Some expenses are eligible for dispensation, which means you do not have to report them in the Company Tax Return or include them on form P11D. Applying for dispensation could save you a lot of time in the long run, but you may need an accountant to check your expenses. All finances must be transferred through a proper channel and recorded in your company’s accounting records to make task simpler for everyone.
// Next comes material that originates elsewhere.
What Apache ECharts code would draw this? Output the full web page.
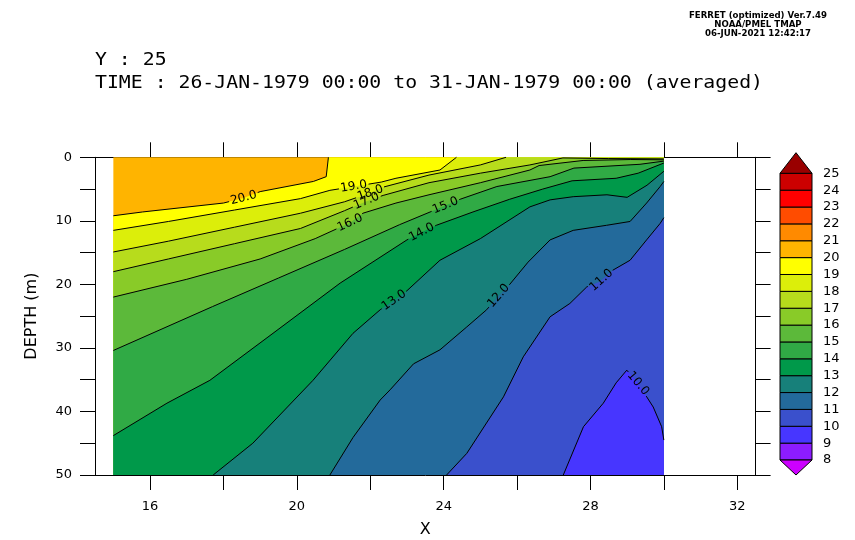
<!DOCTYPE html>
<html>
<head>
<meta charset="utf-8">
<script src="https://cdn.jsdelivr.net/npm/echarts@6/dist/echarts.min.js"></script>
<style>
  html, body { margin: 0; padding: 0; background: #fff; }
  #chart { width: 855px; height: 540px; }
</style>
</head>
<body>
<div id="chart"></div>
<script>
// Contour levels; band i is coloured bandColors[i] and spans levels[i]..levels[i+1]
const levels = [8, 9, 10, 11, 12, 13, 14, 15, 16, 17, 18, 19, 20, 21, 22, 23, 24, 25];
const bandColors = [
  '#8c1cff', '#4736ff', '#3a50cc', '#236a9b', '#17807a', '#00994a', '#30aa45',
  '#5cb93a', '#89cb28', '#b7dc1c', '#dcee0a', '#ffff00', '#ffb400', '#ff8a00',
  '#ff4c00', '#ff0000', '#cc0000'
];
const underColor = '#cc00ff';
const overColor = '#990000';

// Axis ticks
const xTicks = [16, 18, 20, 22, 24, 26, 28, 30, 32];
const xTickLabels = [16, 20, 24, 28, 32];
const depthTicks = [0, 5, 10, 15, 20, 25, 30, 35, 40, 45, 50];
const depthTickLabels = [0, 10, 20, 30, 40, 50];

// Extent of the temperature section
const xStart = 15, xEnd = 30, depthMax = 50;
const surfaceLevel = 20;   // warmest band at the surface on the left: 20-21

// Contour paths as [x, depth (m)], left/bottom end first
const c20 = [[15, 9.2], [15.8, 8.6], [18.0, 7.2], [18.55, 6.4], [19.0, 5.4], [20.45, 3.8], [20.8, 3.05], [20.86, 0]];
const c19 = [[15, 11.5], [16.5, 10.1], [18.3, 8.3], [20.1, 6.5], [20.9, 5.2], [21.55, 4.6], [22.3, 3.9], [22.7, 3.3], [23.9, 2.0], [24.35, 0]];
const c18 = [[15, 14.9], [16.5, 13.2], [18.3, 11.0], [20.1, 8.8], [21.3, 7.0], [22.0, 5.6], [22.35, 4.7], [23.6, 2.8], [25.0, 1.2], [25.7, 0]];
const c17 = [[15, 18.0], [16.5, 16.0], [18.3, 13.6], [20.1, 11.2], [21.3, 8.4], [21.9, 6.9], [22.35, 6.0], [23.6, 4.0], [25.0, 2.5], [26.35, 1.2], [27.25, 0.1], [28.5, 0.2], [30, 0.25]];
const c16 = [[15, 22.0], [17, 19.2], [19, 16.0], [20.5, 12.8], [21.45, 10.3], [21.8, 8.8], [22.7, 7.2], [23.6, 5.9], [25.0, 4.0], [26.35, 2.0], [26.6, 1.3], [27.8, 0.5], [29.1, 0.35], [30, 0.4]];
const c15 = [[15, 30.4], [17.7, 23.5], [19.5, 19.0], [21.3, 14.5], [22.8, 10.6], [24.05, 7.6], [24.45, 6.6], [25.45, 4.6], [26.9, 3.05], [27.55, 1.7], [29.35, 1.1], [30, 0.6]];
const c14 = [[15, 43.8], [16.46, 38.7], [17.63, 35.1], [19.35, 27.7], [21.18, 19.8], [23.0, 13.0], [23.4, 11.8], [23.8, 10.7], [24.8, 8.6], [25.8, 6.6], [26.7, 5.0], [27.5, 3.7], [28.7, 3.3], [29.3, 2.5], [30, 0.9]];
const c13 = [[17.72, 50], [18.8, 45], [20.44, 35.1], [21.53, 27.7], [22.27, 24.0], [22.65, 22.5], [23.0, 21.0], [23.9, 16.2], [25.0, 12.8], [26.35, 7.8], [26.9, 6.7], [27.53, 6.2], [28.45, 5.9], [29.0, 6.3], [29.54, 4.4], [30, 2.2]];
const c12 = [[20.9, 50], [21.53, 44.1], [22.27, 38.2], [22.54, 36.6], [23.18, 32.5], [23.9, 30.3], [24.63, 26.7], [25.17, 24.0], [25.5, 21.8], [25.8, 20.0], [26.3, 16.5], [26.9, 13.0], [27.53, 11.5], [28.44, 10.7], [29.08, 10.1], [29.53, 7.2], [29.9, 4.6], [30, 3.8]];
const c11 = [[24.08, 50], [24.63, 46.6], [25.63, 37.7], [26.17, 31.4], [26.9, 25.1], [27.44, 23.0], [27.9, 20.4], [28.25, 19.6], [28.6, 17.8], [29.08, 16.2], [29.53, 13.0], [29.9, 10.4], [30, 9.5]];
const c10 = [[27.26, 50], [27.81, 42.4], [28.35, 38.7], [28.7, 35.5], [28.99, 33.5], [29.3, 35.6], [29.71, 39.3], [29.94, 42.4], [30, 44.5]];

const contours = [
  { level: 20, path: c20 }, { level: 19, path: c19 }, { level: 18, path: c18 },
  { level: 17, path: c17 }, { level: 16, path: c16 }, { level: 15, path: c15 },
  { level: 14, path: c14 }, { level: 13, path: c13 }, { level: 12, path: c12 },
  { level: 11, path: c11 }, { level: 10, path: c10 }
];

// Where each contour carries its value label: [level, x]
const contourLabels = [[20, 18.55], [19, 21.55], [18, 22.0], [17, 21.9], [16, 21.45], [15, 24.05], [14, 23.4], [13, 22.65], [12, 25.5], [11, 28.3], [10, 29.3]];

const titleY = 'Y : 25';
const titleTime = 'TIME : 26-JAN-1979 00:00 to 31-JAN-1979 00:00 (averaged)';
const stampLines = ['FERRET (optimized) Ver.7.49', 'NOAA/PMEL TMAP', '06-JUN-2021 12:42:17'];

// ---------------------------------------------------------------------------
const FONT = '"DejaVu Sans", sans-serif';

function bandColor(lower) {
  return bandColors[levels.indexOf(lower)];
}

// Region colder than a contour: the path closed along the bottom/right edges
function closeBelow(path) {
  const pts = path.slice();
  const start = pts[0], end = pts[pts.length - 1];
  if (end[1] === 0 && end[0] < xEnd) pts.push([xEnd, 0]);
  pts.push([xEnd, depthMax]);
  if (start[0] === xStart) pts.push([xStart, depthMax]);
  return pts;
}

// Point on a path at a given x, plus the segment it sits on
function labelPlacement(path, x) {
  for (let i = 0; i < path.length - 1; i++) {
    const a = path[i], b = path[i + 1];
    const lo = Math.min(a[0], b[0]), hi = Math.max(a[0], b[0]);
    if (x >= lo && x <= hi && hi > lo) {
      const t = (x - a[0]) / (b[0] - a[0]);
      return { point: [x, a[1] + t * (b[1] - a[1])], a, b };
    }
  }
  return null;
}

// Remove the part of a pixel polyline that falls within r of c (gap for a label)
function splitAround(pts, c, r) {
  const pieces = [];
  let cur = [];
  const inside = p => (p[0] - c[0]) ** 2 + (p[1] - c[1]) ** 2 < r * r;
  if (!inside(pts[0])) cur.push(pts[0]);
  for (let i = 0; i < pts.length - 1; i++) {
    const a = pts[i], b = pts[i + 1];
    const dx = b[0] - a[0], dy = b[1] - a[1], fx = a[0] - c[0], fy = a[1] - c[1];
    const A = dx * dx + dy * dy, B = 2 * (fx * dx + fy * dy), C = fx * fx + fy * fy - r * r;
    const disc = B * B - 4 * A * C;
    let lo = 1, hi = 0;
    if (A > 0 && disc > 0) {
      const s = Math.sqrt(disc);
      lo = Math.max(0, (-B - s) / (2 * A));
      hi = Math.min(1, (-B + s) / (2 * A));
    }
    if (lo < hi) {
      if (lo > 0) cur.push([a[0] + dx * lo, a[1] + dy * lo]);
      if (cur.length > 1) pieces.push(cur);
      cur = [];
      if (hi < 1) { cur.push([a[0] + dx * hi, a[1] + dy * hi]); cur.push(b); }
    } else {
      cur.push(b);
    }
  }
  if (cur.length > 1) pieces.push(cur);
  return pieces;
}

function renderFill(params, api) {
  const i = api.value(2);
  let path, color;
  if (i < 0) {
    path = [[xStart, 0], [xEnd, 0], [xEnd, depthMax], [xStart, depthMax]];
    color = bandColor(surfaceLevel);
  } else {
    path = closeBelow(contours[i].path);
    color = bandColor(contours[i].level - 1);
  }
  return {
    type: 'polygon',
    shape: { points: path.map(p => api.coord(p)) },
    style: { fill: color, stroke: null }
  };
}

function renderLines(params, api) {
  const c = contours[api.value(2)];
  const px = c.path.map(p => api.coord(p));
  const children = [];
  let pieces = [px];
  const lab = contourLabels.find(l => l[0] === c.level);
  if (lab) {
    const pos = labelPlacement(c.path, lab[1]);
    if (pos) {
      const cp = api.coord(pos.point), a = api.coord(pos.a), b = api.coord(pos.b);
      let ang = Math.atan2(-(b[1] - a[1]), b[0] - a[0]);
      if (ang > Math.PI / 2) ang -= Math.PI;
      if (ang < -Math.PI / 2) ang += Math.PI;
      pieces = splitAround(px, cp, 15);
      children.push({
        type: 'text', x: cp[0], y: cp[1], rotation: ang, z2: 10,
        style: { text: c.level.toFixed(1), font: '12px ' + FONT, fill: '#000', align: 'center', verticalAlign: 'middle' }
      });
    }
  }
  pieces.forEach(pc => children.unshift({
    type: 'polyline', shape: { points: pc },
    style: { stroke: '#000', lineWidth: 1, fill: null }
  }));
  return { type: 'group', children };
}

// Colour bar
const cb = { left: 780, right: 812, top: 173.3, bottom: 460, apexTop: 152.7, apexBottom: 475, labelX: 823 };
const cbStep = (cb.bottom - cb.top) / bandColors.length;
const cbMid = (cb.left + cb.right) / 2;
const colorBar = [];
bandColors.forEach((col, i) => colorBar.push({
  type: 'rect',
  shape: { x: cb.left, y: cb.bottom - (i + 1) * cbStep, width: cb.right - cb.left, height: cbStep },
  style: { fill: col, stroke: '#000', lineWidth: 1 }
}));
colorBar.push({ type: 'polygon', shape: { points: [[cb.left, cb.top], [cb.right, cb.top], [cbMid, cb.apexTop]] }, style: { fill: overColor, stroke: '#000', lineWidth: 1 } });
colorBar.push({ type: 'polygon', shape: { points: [[cb.left, cb.bottom], [cb.right, cb.bottom], [cbMid, cb.apexBottom]] }, style: { fill: underColor, stroke: '#000', lineWidth: 1 } });
levels.forEach((lv, i) => colorBar.push({
  type: 'text', x: cb.labelX, y: cb.bottom - i * cbStep,
  style: { text: String(lv), font: '13px ' + FONT, fill: '#000', align: 'left', verticalAlign: 'middle' }
}));

// Titles, stretched to the wide plot-title lettering
const titleFont = '18px "DejaVu Sans Mono", monospace';
const mctx = document.createElement('canvas').getContext('2d');
mctx.font = titleFont;
const titleScale = 668 / mctx.measureText(titleTime).width;

const texts = [
  { type: 'text', x: 95, y: 60, scaleX: titleScale, style: { text: titleY, font: titleFont, fill: '#000', verticalAlign: 'middle' } },
  { type: 'text', x: 95, y: 83, scaleX: titleScale, style: { text: titleTime, font: titleFont, fill: '#000', verticalAlign: 'middle' } }
];
stampLines.forEach((t, i) => texts.push({
  type: 'text', x: 758, y: 15.5 + i * 9.3,
  style: { text: t, font: 'bold 8.6px ' + FONT, fill: '#000', align: 'center', verticalAlign: 'middle' }
}));

const axisLineStyle = { show: true, onZero: false, lineStyle: { color: '#000', width: 1 } };
const tickStyle = { show: true, inside: false, length: 15, lineStyle: { color: '#000', width: 1 } };
const labelStyle = { color: '#000', fontSize: 13, fontFamily: FONT };

const chart = echarts.init(document.getElementById('chart'), null, { renderer: 'canvas' });
chart.setOption({
  animation: false,
  backgroundColor: '#fff',
  grid: { left: 95, right: 99.4, top: 157.3, bottom: 65, containLabel: false, outerBoundsMode: 'none' },
  xAxis: [
    {
      type: 'value', min: 14.5, max: 32.5, position: 'bottom',
      axisLine: axisLineStyle,
      axisTick: Object.assign({ customValues: xTicks }, tickStyle),
      axisLabel: Object.assign({ customValues: xTickLabels, margin: 25 }, labelStyle),
      splitLine: { show: false },
      name: 'X', nameLocation: 'middle', nameGap: 47,
      nameTextStyle: { color: '#000', fontSize: 16, fontFamily: FONT }
    },
    {
      type: 'value', min: 14.5, max: 32.5, position: 'top',
      axisLine: axisLineStyle,
      axisTick: Object.assign({ customValues: xTicks }, tickStyle),
      axisLabel: { show: false },
      splitLine: { show: false }
    }
  ],
  yAxis: [
    {
      type: 'value', min: 0, max: depthMax, inverse: true, position: 'left',
      axisLine: axisLineStyle,
      axisTick: Object.assign({ customValues: depthTicks }, tickStyle),
      axisLabel: Object.assign({ customValues: depthTickLabels, margin: 23 }, labelStyle),
      splitLine: { show: false },
      name: 'DEPTH (m)', nameLocation: 'middle', nameGap: 55,
      nameTextStyle: { color: '#000', fontSize: 16, fontFamily: FONT }
    },
    {
      type: 'value', min: 0, max: depthMax, inverse: true, position: 'right',
      axisLine: axisLineStyle,
      axisTick: Object.assign({ customValues: depthTicks }, tickStyle),
      axisLabel: { show: false },
      splitLine: { show: false }
    }
  ],
  graphic: colorBar.concat(texts),
  series: [
    {
      type: 'custom', name: 'temperature', xAxisIndex: 0, yAxisIndex: 0,
      renderItem: renderFill, encode: { x: 0, y: 1 }, silent: true, z: 1,
      data: [[xStart, 0, -1]].concat(contours.map((c, i) => [xStart, 0, i]))
    },
    {
      type: 'custom', name: 'contours', xAxisIndex: 0, yAxisIndex: 0,
      renderItem: renderLines, encode: { x: 0, y: 1 }, silent: true, z: 2,
      data: contours.map((c, i) => [xStart, 0, i])
    }
  ]
});
</script>
</body>
</html>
Knowing how best to take money from your company can be complicated, and the implications of doing this wrong could have serious ramifications not only financially, but also on you personally as a director. Having a dedicated accountant can take the stress out of tax planning.

Conclusion

Taking money out of a limited company requires careful planning and adherence to legal and tax regulations. Whether you choose to pay yourself a salary, issue dividends, take a director’s loan, or reclaim business expenses, each method has distinct tax implications and reporting requirements. Proper record-keeping, compliance with HMRC rules, and strategic tax planning are essential to avoid penalties and ensure efficiency. Consulting a qualified accountant can help you manage your company finances effectively and make the most tax-efficient decisions for your business.

Frequently Asked Questions

How to take money out of a limited company?

You can take money out legally by paying yourself a salary, issuing dividends, taking director’s loans or reclaiming business expenses.

Can a director withdraw money from the company account?

No, directors cannot freely withdraw money. Funds must be withdrawn through salary, dividends, loans or expense reimbursements recorded properly.

What are the tax implications of withdrawing money as salary vs dividends?

Salary is subject to income tax and National Insurance but is a deductible business expense. Dividends have no NIC but attract dividend tax at different rates and are paid from post-tax profits.

What happens if I overdraw my director’s loan account?

Overdrawn loans over £10,000 attract Section 455 tax at 33.75% payable by the company unless repaid within 9 months of the year-end.

Can I take money out if my company makes a loss?

You can pay yourself a salary or reclaim business expenses, but dividends can only be paid if the company has distributable profits.

Do I need to keep records of withdrawals?

Yes, accurate records for salaries, dividends, expenses and loans must be kept complying with HMRC and Companies House regulations.